- _Task_
Copy each of the entries below faithfully, setting aside any pictures.

--- BEGIN Data excerpts ---

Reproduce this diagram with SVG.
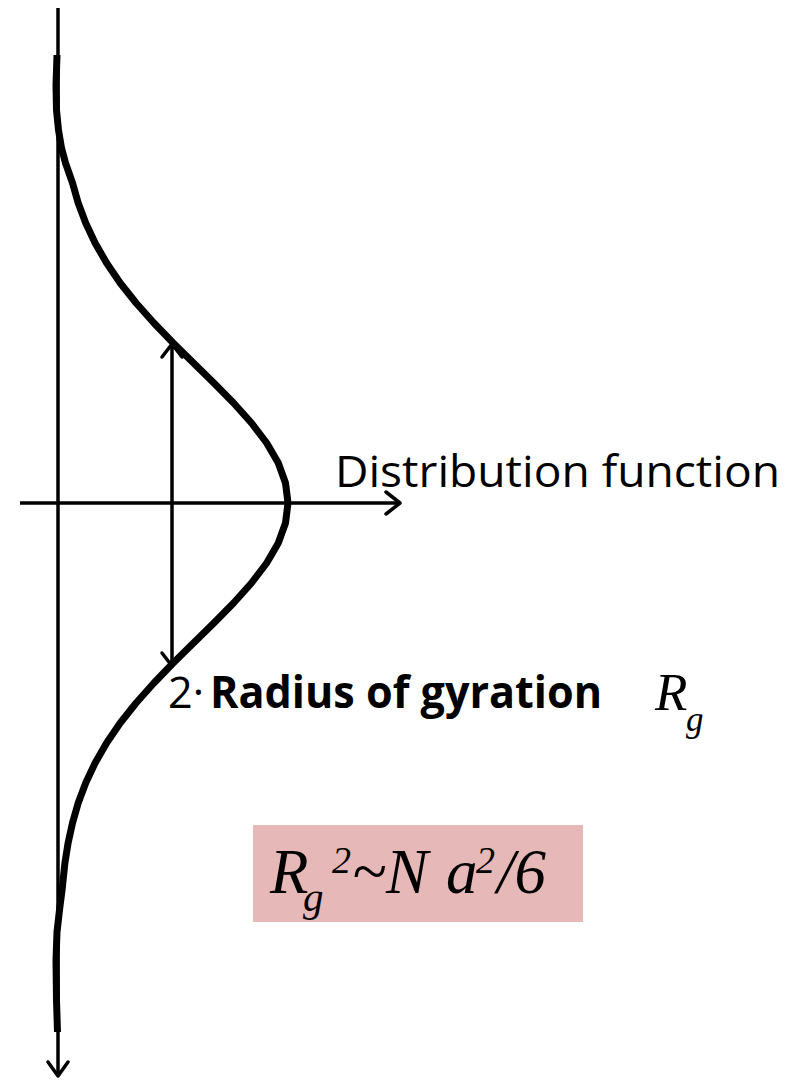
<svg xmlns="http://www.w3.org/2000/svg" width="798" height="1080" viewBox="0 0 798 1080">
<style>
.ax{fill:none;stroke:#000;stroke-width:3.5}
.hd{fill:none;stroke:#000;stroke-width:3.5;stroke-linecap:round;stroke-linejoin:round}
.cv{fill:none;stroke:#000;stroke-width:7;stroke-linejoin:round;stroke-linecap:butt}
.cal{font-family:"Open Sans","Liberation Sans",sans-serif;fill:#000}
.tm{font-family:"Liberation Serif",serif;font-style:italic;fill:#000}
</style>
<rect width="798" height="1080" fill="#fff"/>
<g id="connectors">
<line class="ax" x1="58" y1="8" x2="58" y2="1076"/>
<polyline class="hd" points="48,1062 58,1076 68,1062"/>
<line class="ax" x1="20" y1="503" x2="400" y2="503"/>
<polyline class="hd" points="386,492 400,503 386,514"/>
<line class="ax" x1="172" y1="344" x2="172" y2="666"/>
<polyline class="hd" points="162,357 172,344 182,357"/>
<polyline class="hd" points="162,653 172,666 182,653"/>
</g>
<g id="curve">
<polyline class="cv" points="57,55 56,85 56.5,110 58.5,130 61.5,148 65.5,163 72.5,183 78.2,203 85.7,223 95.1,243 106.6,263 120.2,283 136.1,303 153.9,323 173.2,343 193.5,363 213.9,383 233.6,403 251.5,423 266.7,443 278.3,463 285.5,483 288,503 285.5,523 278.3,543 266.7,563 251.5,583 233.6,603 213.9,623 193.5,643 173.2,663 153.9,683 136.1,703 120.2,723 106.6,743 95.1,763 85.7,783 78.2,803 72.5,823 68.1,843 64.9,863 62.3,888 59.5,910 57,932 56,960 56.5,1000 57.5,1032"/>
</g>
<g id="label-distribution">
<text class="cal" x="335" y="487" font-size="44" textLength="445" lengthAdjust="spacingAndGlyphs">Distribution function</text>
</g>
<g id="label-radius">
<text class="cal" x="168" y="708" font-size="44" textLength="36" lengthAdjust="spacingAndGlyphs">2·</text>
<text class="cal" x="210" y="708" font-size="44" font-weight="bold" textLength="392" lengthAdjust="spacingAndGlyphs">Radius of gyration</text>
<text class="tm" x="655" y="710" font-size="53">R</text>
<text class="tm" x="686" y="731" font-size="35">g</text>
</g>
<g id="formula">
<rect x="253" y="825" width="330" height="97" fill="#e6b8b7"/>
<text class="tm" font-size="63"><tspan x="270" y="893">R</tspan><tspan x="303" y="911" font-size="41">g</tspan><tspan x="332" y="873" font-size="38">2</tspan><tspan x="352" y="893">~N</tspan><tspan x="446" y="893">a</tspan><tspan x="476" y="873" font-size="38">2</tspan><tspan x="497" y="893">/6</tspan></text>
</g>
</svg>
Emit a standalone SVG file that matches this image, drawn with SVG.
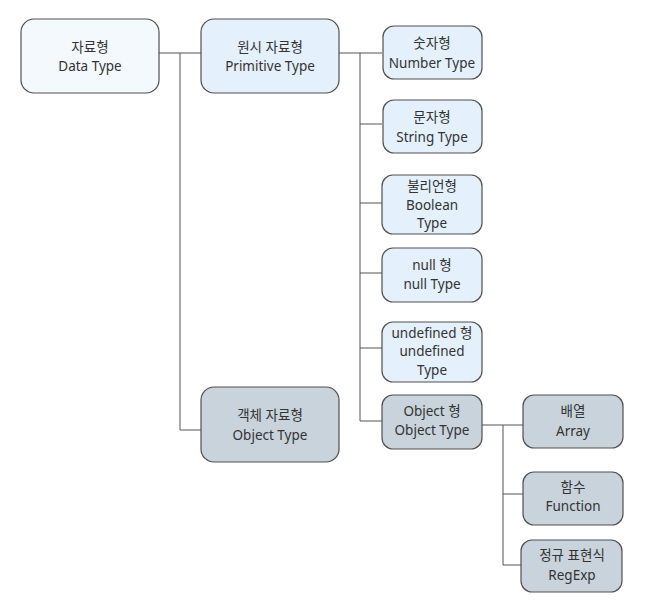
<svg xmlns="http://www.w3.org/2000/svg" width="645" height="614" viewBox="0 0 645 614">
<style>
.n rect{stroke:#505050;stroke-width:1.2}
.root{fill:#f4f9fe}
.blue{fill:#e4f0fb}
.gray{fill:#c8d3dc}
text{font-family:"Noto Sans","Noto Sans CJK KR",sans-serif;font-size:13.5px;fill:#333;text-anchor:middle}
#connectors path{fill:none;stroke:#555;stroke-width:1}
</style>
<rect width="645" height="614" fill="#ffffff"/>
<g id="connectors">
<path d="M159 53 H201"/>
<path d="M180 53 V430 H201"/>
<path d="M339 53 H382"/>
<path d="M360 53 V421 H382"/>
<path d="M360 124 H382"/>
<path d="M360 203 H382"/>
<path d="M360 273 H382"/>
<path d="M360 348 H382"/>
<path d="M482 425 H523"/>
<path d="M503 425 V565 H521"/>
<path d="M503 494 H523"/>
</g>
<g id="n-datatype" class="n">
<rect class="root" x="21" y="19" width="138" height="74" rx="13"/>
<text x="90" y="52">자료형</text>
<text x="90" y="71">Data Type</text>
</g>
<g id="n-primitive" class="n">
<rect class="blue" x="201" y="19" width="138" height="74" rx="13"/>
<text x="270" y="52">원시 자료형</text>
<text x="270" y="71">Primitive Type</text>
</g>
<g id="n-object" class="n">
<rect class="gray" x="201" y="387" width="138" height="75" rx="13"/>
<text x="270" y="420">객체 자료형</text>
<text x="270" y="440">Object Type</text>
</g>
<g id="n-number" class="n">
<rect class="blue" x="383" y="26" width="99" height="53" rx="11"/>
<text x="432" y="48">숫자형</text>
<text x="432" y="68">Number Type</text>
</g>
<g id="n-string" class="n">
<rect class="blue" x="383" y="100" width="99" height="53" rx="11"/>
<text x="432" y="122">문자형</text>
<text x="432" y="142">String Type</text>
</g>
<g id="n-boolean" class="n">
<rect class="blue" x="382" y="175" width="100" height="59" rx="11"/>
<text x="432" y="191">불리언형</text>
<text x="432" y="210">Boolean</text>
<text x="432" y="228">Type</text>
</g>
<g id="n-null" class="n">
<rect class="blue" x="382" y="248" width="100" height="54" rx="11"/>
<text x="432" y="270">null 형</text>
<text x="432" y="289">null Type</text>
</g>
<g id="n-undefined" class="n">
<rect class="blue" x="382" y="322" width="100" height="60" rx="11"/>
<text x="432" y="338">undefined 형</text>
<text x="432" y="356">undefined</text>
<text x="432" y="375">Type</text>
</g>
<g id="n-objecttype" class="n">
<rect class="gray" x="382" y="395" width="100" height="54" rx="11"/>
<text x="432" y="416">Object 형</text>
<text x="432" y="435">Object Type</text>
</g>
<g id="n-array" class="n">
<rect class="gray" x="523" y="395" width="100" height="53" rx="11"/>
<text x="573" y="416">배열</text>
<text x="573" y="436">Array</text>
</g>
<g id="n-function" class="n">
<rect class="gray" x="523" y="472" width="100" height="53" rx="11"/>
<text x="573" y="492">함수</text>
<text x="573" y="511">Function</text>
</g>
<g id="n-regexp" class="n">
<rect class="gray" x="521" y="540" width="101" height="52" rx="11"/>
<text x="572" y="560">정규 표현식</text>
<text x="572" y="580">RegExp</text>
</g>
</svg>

--- END Data excerpts ---

- _Response_
Reproduce this diagram with SVG.
<svg xmlns="http://www.w3.org/2000/svg" width="798" height="1080" viewBox="0 0 798 1080">
<style>
.ax{fill:none;stroke:#000;stroke-width:3.5}
.hd{fill:none;stroke:#000;stroke-width:3.5;stroke-linecap:round;stroke-linejoin:round}
.cv{fill:none;stroke:#000;stroke-width:7;stroke-linejoin:round;stroke-linecap:butt}
.cal{font-family:"Open Sans","Liberation Sans",sans-serif;fill:#000}
.tm{font-family:"Liberation Serif",serif;font-style:italic;fill:#000}
</style>
<rect width="798" height="1080" fill="#fff"/>
<g id="connectors">
<line class="ax" x1="58" y1="8" x2="58" y2="1076"/>
<polyline class="hd" points="48,1062 58,1076 68,1062"/>
<line class="ax" x1="20" y1="503" x2="400" y2="503"/>
<polyline class="hd" points="386,492 400,503 386,514"/>
<line class="ax" x1="172" y1="344" x2="172" y2="666"/>
<polyline class="hd" points="162,357 172,344 182,357"/>
<polyline class="hd" points="162,653 172,666 182,653"/>
</g>
<g id="curve">
<polyline class="cv" points="57,55 56,85 56.5,110 58.5,130 61.5,148 65.5,163 72.5,183 78.2,203 85.7,223 95.1,243 106.6,263 120.2,283 136.1,303 153.9,323 173.2,343 193.5,363 213.9,383 233.6,403 251.5,423 266.7,443 278.3,463 285.5,483 288,503 285.5,523 278.3,543 266.7,563 251.5,583 233.6,603 213.9,623 193.5,643 173.2,663 153.9,683 136.1,703 120.2,723 106.6,743 95.1,763 85.7,783 78.2,803 72.5,823 68.1,843 64.9,863 62.3,888 59.5,910 57,932 56,960 56.5,1000 57.5,1032"/>
</g>
<g id="label-distribution">
<text class="cal" x="335" y="487" font-size="44" textLength="445" lengthAdjust="spacingAndGlyphs">Distribution function</text>
</g>
<g id="label-radius">
<text class="cal" x="168" y="708" font-size="44" textLength="36" lengthAdjust="spacingAndGlyphs">2·</text>
<text class="cal" x="210" y="708" font-size="44" font-weight="bold" textLength="392" lengthAdjust="spacingAndGlyphs">Radius of gyration</text>
<text class="tm" x="655" y="710" font-size="53">R</text>
<text class="tm" x="686" y="731" font-size="35">g</text>
</g>
<g id="formula">
<rect x="253" y="825" width="330" height="97" fill="#e6b8b7"/>
<text class="tm" font-size="63"><tspan x="270" y="893">R</tspan><tspan x="303" y="911" font-size="41">g</tspan><tspan x="332" y="873" font-size="38">2</tspan><tspan x="352" y="893">~N</tspan><tspan x="446" y="893">a</tspan><tspan x="476" y="873" font-size="38">2</tspan><tspan x="497" y="893">/6</tspan></text>
</g>
</svg>
Emit a standalone SVG file that matches this image, drawn with SVG.
<svg xmlns="http://www.w3.org/2000/svg" width="645" height="614" viewBox="0 0 645 614">
<style>
.n rect{stroke:#505050;stroke-width:1.2}
.root{fill:#f4f9fe}
.blue{fill:#e4f0fb}
.gray{fill:#c8d3dc}
text{font-family:"Noto Sans","Noto Sans CJK KR",sans-serif;font-size:13.5px;fill:#333;text-anchor:middle}
#connectors path{fill:none;stroke:#555;stroke-width:1}
</style>
<rect width="645" height="614" fill="#ffffff"/>
<g id="connectors">
<path d="M159 53 H201"/>
<path d="M180 53 V430 H201"/>
<path d="M339 53 H382"/>
<path d="M360 53 V421 H382"/>
<path d="M360 124 H382"/>
<path d="M360 203 H382"/>
<path d="M360 273 H382"/>
<path d="M360 348 H382"/>
<path d="M482 425 H523"/>
<path d="M503 425 V565 H521"/>
<path d="M503 494 H523"/>
</g>
<g id="n-datatype" class="n">
<rect class="root" x="21" y="19" width="138" height="74" rx="13"/>
<text x="90" y="52">자료형</text>
<text x="90" y="71">Data Type</text>
</g>
<g id="n-primitive" class="n">
<rect class="blue" x="201" y="19" width="138" height="74" rx="13"/>
<text x="270" y="52">원시 자료형</text>
<text x="270" y="71">Primitive Type</text>
</g>
<g id="n-object" class="n">
<rect class="gray" x="201" y="387" width="138" height="75" rx="13"/>
<text x="270" y="420">객체 자료형</text>
<text x="270" y="440">Object Type</text>
</g>
<g id="n-number" class="n">
<rect class="blue" x="383" y="26" width="99" height="53" rx="11"/>
<text x="432" y="48">숫자형</text>
<text x="432" y="68">Number Type</text>
</g>
<g id="n-string" class="n">
<rect class="blue" x="383" y="100" width="99" height="53" rx="11"/>
<text x="432" y="122">문자형</text>
<text x="432" y="142">String Type</text>
</g>
<g id="n-boolean" class="n">
<rect class="blue" x="382" y="175" width="100" height="59" rx="11"/>
<text x="432" y="191">불리언형</text>
<text x="432" y="210">Boolean</text>
<text x="432" y="228">Type</text>
</g>
<g id="n-null" class="n">
<rect class="blue" x="382" y="248" width="100" height="54" rx="11"/>
<text x="432" y="270">null 형</text>
<text x="432" y="289">null Type</text>
</g>
<g id="n-undefined" class="n">
<rect class="blue" x="382" y="322" width="100" height="60" rx="11"/>
<text x="432" y="338">undefined 형</text>
<text x="432" y="356">undefined</text>
<text x="432" y="375">Type</text>
</g>
<g id="n-objecttype" class="n">
<rect class="gray" x="382" y="395" width="100" height="54" rx="11"/>
<text x="432" y="416">Object 형</text>
<text x="432" y="435">Object Type</text>
</g>
<g id="n-array" class="n">
<rect class="gray" x="523" y="395" width="100" height="53" rx="11"/>
<text x="573" y="416">배열</text>
<text x="573" y="436">Array</text>
</g>
<g id="n-function" class="n">
<rect class="gray" x="523" y="472" width="100" height="53" rx="11"/>
<text x="573" y="492">함수</text>
<text x="573" y="511">Function</text>
</g>
<g id="n-regexp" class="n">
<rect class="gray" x="521" y="540" width="101" height="52" rx="11"/>
<text x="572" y="560">정규 표현식</text>
<text x="572" y="580">RegExp</text>
</g>
</svg>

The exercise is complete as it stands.